Though bringing up the idea of a prenuptial agreement to your spouse-to-be is probably uncomfortable, it could help you attain a comfortable retirement if your marriage falls apart. This is because a prenup enables spouses to protect their personal assets, including their retirement accounts.
U.S. News and World Report explains some ways a prenuptial agreement could work to the benefit of your golden years if you should get a divorce.
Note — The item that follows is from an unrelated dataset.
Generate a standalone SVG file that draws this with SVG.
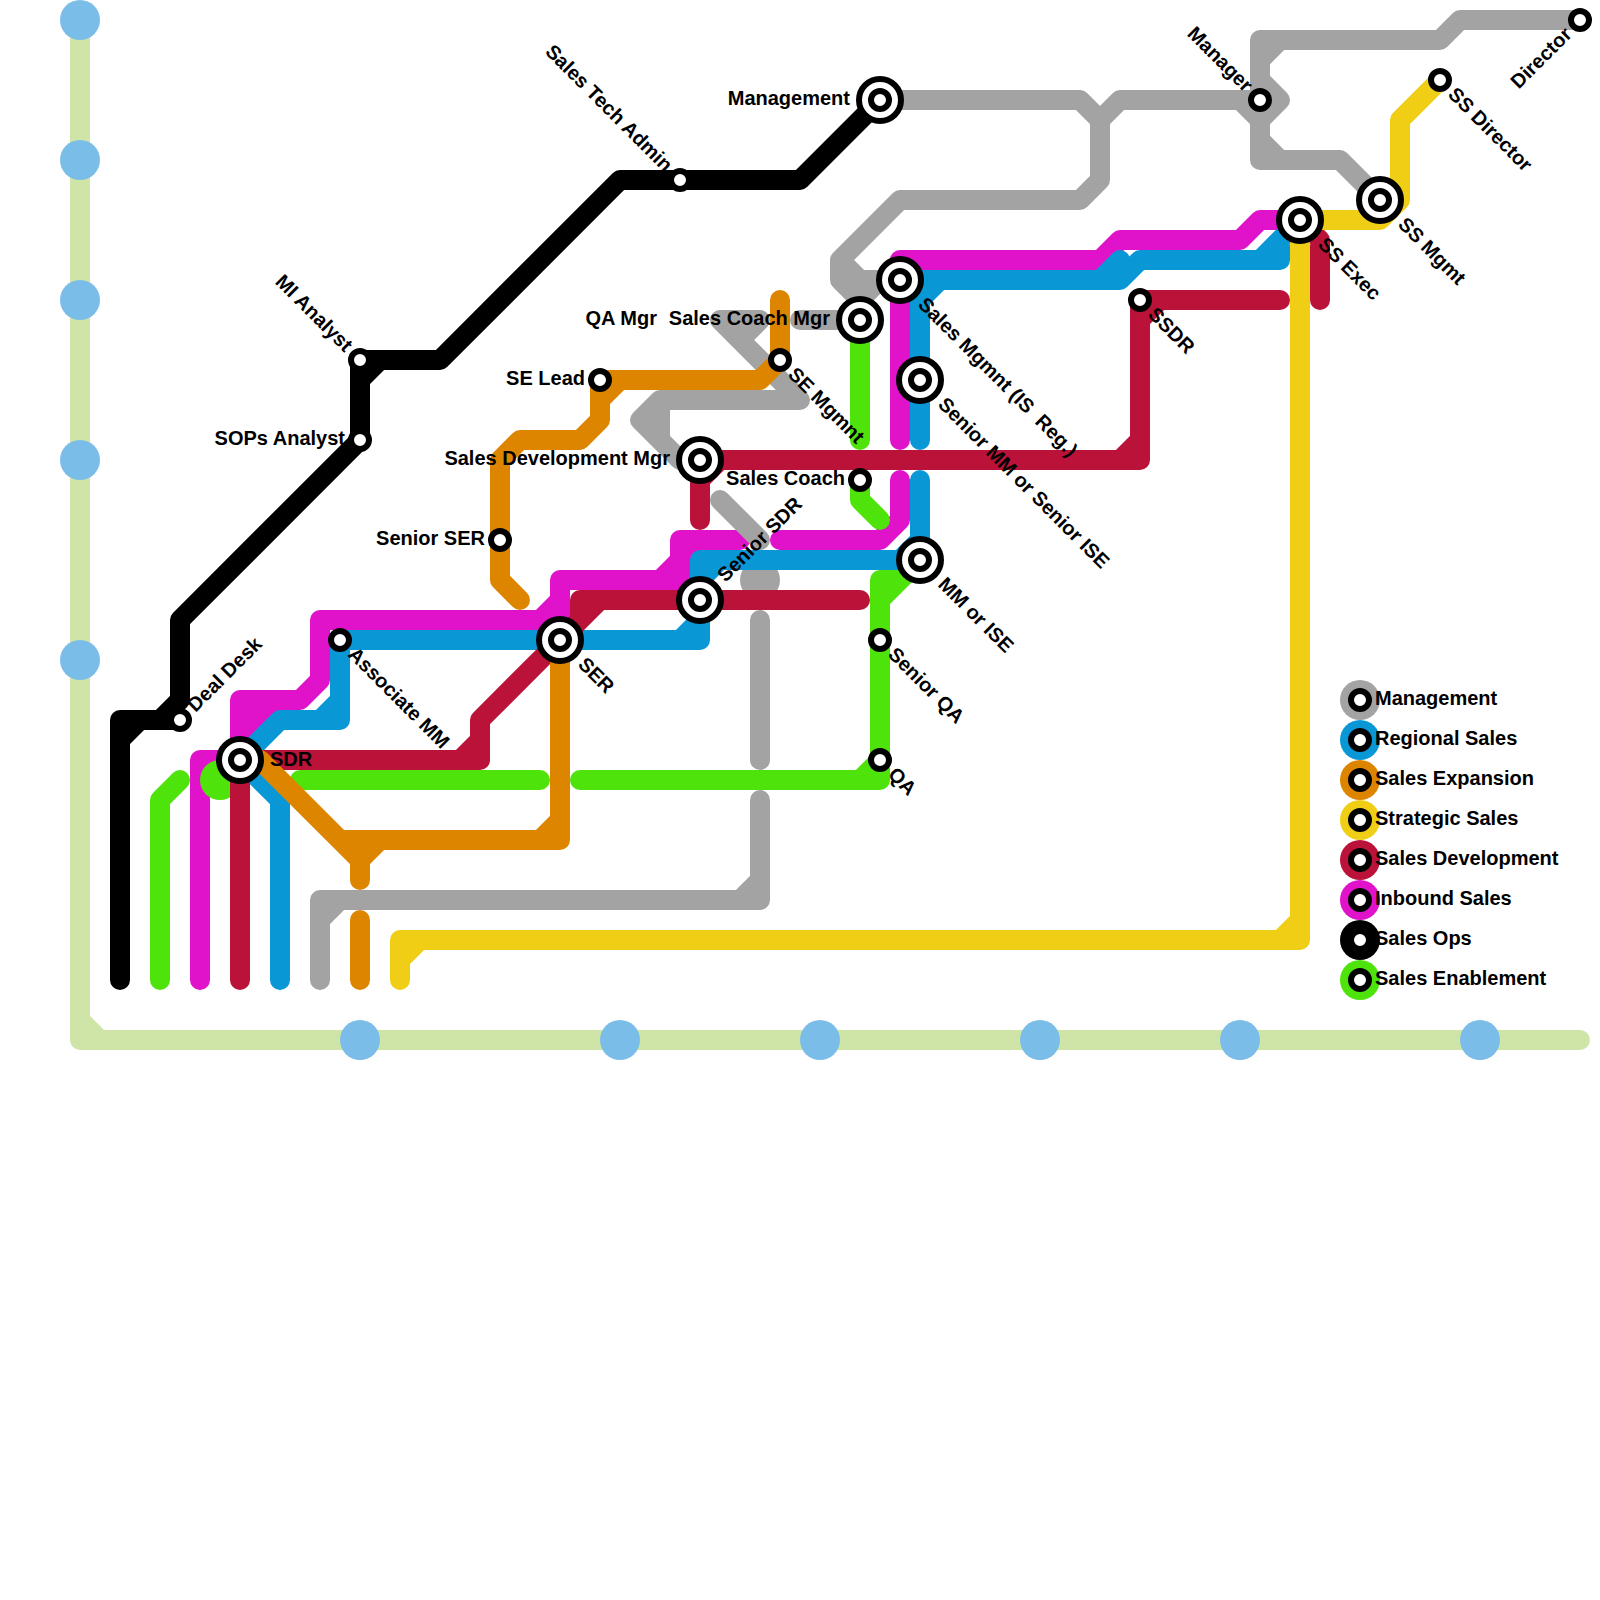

Separate your retirement accounts
With a prenuptial agreement, you may designate your retirement account as separate property. This helps keep your retirement funds from commingling with your marital assets. Securing your retirement accounts before your marriage may keep a divorce settlement from costing you too much of your retirement money.
Separate spousal debts
It is possible that you could become responsible for the debts of your spouse following a divorce. Some people do not discover that a spouse has a lot of debt until after the wedding has taken place.
Spousal debt can be a problem if creditors seeking to collect on the debts of your spouse come after you for payment. The IRS might also contact you if your spouse has delinquent taxes. A prenup allows you and your spouse to each own your respective debts without burdening the other person.
Provide for your spouse
Sometimes judges invalidate prenups if they too heavily favor one spouse while leaving the other almost destitute. You may use your prenuptial agreement to provide your spouse with enough assets that a judge should not have a problem with your agreement.
A collaboration with your spouse over how each of you can maintain a good retirement could make signing a prenup more attractive for all involved.